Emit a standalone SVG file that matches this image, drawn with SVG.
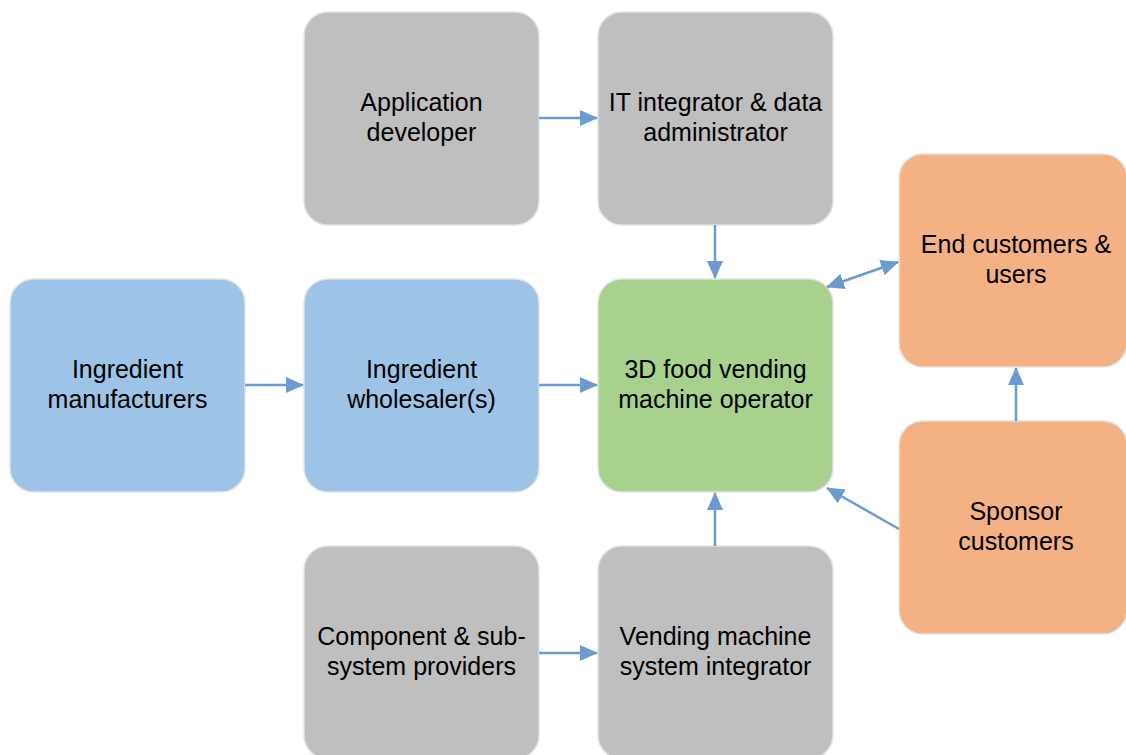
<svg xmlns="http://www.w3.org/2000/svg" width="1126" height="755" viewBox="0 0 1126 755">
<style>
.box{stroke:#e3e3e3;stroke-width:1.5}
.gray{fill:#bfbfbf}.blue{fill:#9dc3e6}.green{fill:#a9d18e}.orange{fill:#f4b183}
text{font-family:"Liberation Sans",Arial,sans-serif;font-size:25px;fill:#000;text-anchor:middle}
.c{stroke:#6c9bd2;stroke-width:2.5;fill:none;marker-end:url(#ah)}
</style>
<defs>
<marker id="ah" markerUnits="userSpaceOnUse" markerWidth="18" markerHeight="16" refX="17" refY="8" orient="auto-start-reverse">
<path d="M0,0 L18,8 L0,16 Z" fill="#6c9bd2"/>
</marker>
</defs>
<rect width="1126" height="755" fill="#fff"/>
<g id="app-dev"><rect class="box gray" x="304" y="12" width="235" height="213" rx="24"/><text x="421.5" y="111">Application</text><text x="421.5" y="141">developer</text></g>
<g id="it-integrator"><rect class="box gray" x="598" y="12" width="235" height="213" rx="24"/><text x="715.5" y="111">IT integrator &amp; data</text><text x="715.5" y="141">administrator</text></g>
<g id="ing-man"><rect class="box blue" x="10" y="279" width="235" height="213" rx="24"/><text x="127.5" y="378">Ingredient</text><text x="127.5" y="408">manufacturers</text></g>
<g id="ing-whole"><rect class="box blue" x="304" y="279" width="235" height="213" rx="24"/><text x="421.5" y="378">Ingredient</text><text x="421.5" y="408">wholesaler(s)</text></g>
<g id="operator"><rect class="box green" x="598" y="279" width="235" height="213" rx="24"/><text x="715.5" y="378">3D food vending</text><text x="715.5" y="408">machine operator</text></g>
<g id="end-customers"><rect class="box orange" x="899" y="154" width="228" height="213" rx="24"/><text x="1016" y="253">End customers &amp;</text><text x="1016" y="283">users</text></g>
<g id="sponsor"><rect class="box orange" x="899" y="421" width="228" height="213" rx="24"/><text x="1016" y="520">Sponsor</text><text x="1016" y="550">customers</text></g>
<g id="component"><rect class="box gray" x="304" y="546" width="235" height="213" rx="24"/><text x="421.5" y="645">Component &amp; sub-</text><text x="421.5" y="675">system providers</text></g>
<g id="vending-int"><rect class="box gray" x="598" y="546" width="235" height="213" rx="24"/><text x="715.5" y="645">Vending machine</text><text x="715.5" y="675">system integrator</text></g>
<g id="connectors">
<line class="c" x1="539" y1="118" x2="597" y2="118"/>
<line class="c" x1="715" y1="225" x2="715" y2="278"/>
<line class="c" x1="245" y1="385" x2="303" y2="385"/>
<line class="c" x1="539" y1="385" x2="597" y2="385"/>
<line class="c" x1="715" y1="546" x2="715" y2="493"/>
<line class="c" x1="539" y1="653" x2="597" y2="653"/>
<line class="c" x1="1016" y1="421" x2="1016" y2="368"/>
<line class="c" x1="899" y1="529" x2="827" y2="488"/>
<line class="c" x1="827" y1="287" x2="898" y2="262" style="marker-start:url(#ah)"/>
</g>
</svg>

----------------

→ Task directions: Copy the data exactly. Any picture it contains is to be omitted.

→ Solution to this task:
Emit a standalone SVG file that matches this image, drawn with SVG.
<svg xmlns="http://www.w3.org/2000/svg" width="1126" height="755" viewBox="0 0 1126 755">
<style>
.box{stroke:#e3e3e3;stroke-width:1.5}
.gray{fill:#bfbfbf}.blue{fill:#9dc3e6}.green{fill:#a9d18e}.orange{fill:#f4b183}
text{font-family:"Liberation Sans",Arial,sans-serif;font-size:25px;fill:#000;text-anchor:middle}
.c{stroke:#6c9bd2;stroke-width:2.5;fill:none;marker-end:url(#ah)}
</style>
<defs>
<marker id="ah" markerUnits="userSpaceOnUse" markerWidth="18" markerHeight="16" refX="17" refY="8" orient="auto-start-reverse">
<path d="M0,0 L18,8 L0,16 Z" fill="#6c9bd2"/>
</marker>
</defs>
<rect width="1126" height="755" fill="#fff"/>
<g id="app-dev"><rect class="box gray" x="304" y="12" width="235" height="213" rx="24"/><text x="421.5" y="111">Application</text><text x="421.5" y="141">developer</text></g>
<g id="it-integrator"><rect class="box gray" x="598" y="12" width="235" height="213" rx="24"/><text x="715.5" y="111">IT integrator &amp; data</text><text x="715.5" y="141">administrator</text></g>
<g id="ing-man"><rect class="box blue" x="10" y="279" width="235" height="213" rx="24"/><text x="127.5" y="378">Ingredient</text><text x="127.5" y="408">manufacturers</text></g>
<g id="ing-whole"><rect class="box blue" x="304" y="279" width="235" height="213" rx="24"/><text x="421.5" y="378">Ingredient</text><text x="421.5" y="408">wholesaler(s)</text></g>
<g id="operator"><rect class="box green" x="598" y="279" width="235" height="213" rx="24"/><text x="715.5" y="378">3D food vending</text><text x="715.5" y="408">machine operator</text></g>
<g id="end-customers"><rect class="box orange" x="899" y="154" width="228" height="213" rx="24"/><text x="1016" y="253">End customers &amp;</text><text x="1016" y="283">users</text></g>
<g id="sponsor"><rect class="box orange" x="899" y="421" width="228" height="213" rx="24"/><text x="1016" y="520">Sponsor</text><text x="1016" y="550">customers</text></g>
<g id="component"><rect class="box gray" x="304" y="546" width="235" height="213" rx="24"/><text x="421.5" y="645">Component &amp; sub-</text><text x="421.5" y="675">system providers</text></g>
<g id="vending-int"><rect class="box gray" x="598" y="546" width="235" height="213" rx="24"/><text x="715.5" y="645">Vending machine</text><text x="715.5" y="675">system integrator</text></g>
<g id="connectors">
<line class="c" x1="539" y1="118" x2="597" y2="118"/>
<line class="c" x1="715" y1="225" x2="715" y2="278"/>
<line class="c" x1="245" y1="385" x2="303" y2="385"/>
<line class="c" x1="539" y1="385" x2="597" y2="385"/>
<line class="c" x1="715" y1="546" x2="715" y2="493"/>
<line class="c" x1="539" y1="653" x2="597" y2="653"/>
<line class="c" x1="1016" y1="421" x2="1016" y2="368"/>
<line class="c" x1="899" y1="529" x2="827" y2="488"/>
<line class="c" x1="827" y1="287" x2="898" y2="262" style="marker-start:url(#ah)"/>
</g>
</svg>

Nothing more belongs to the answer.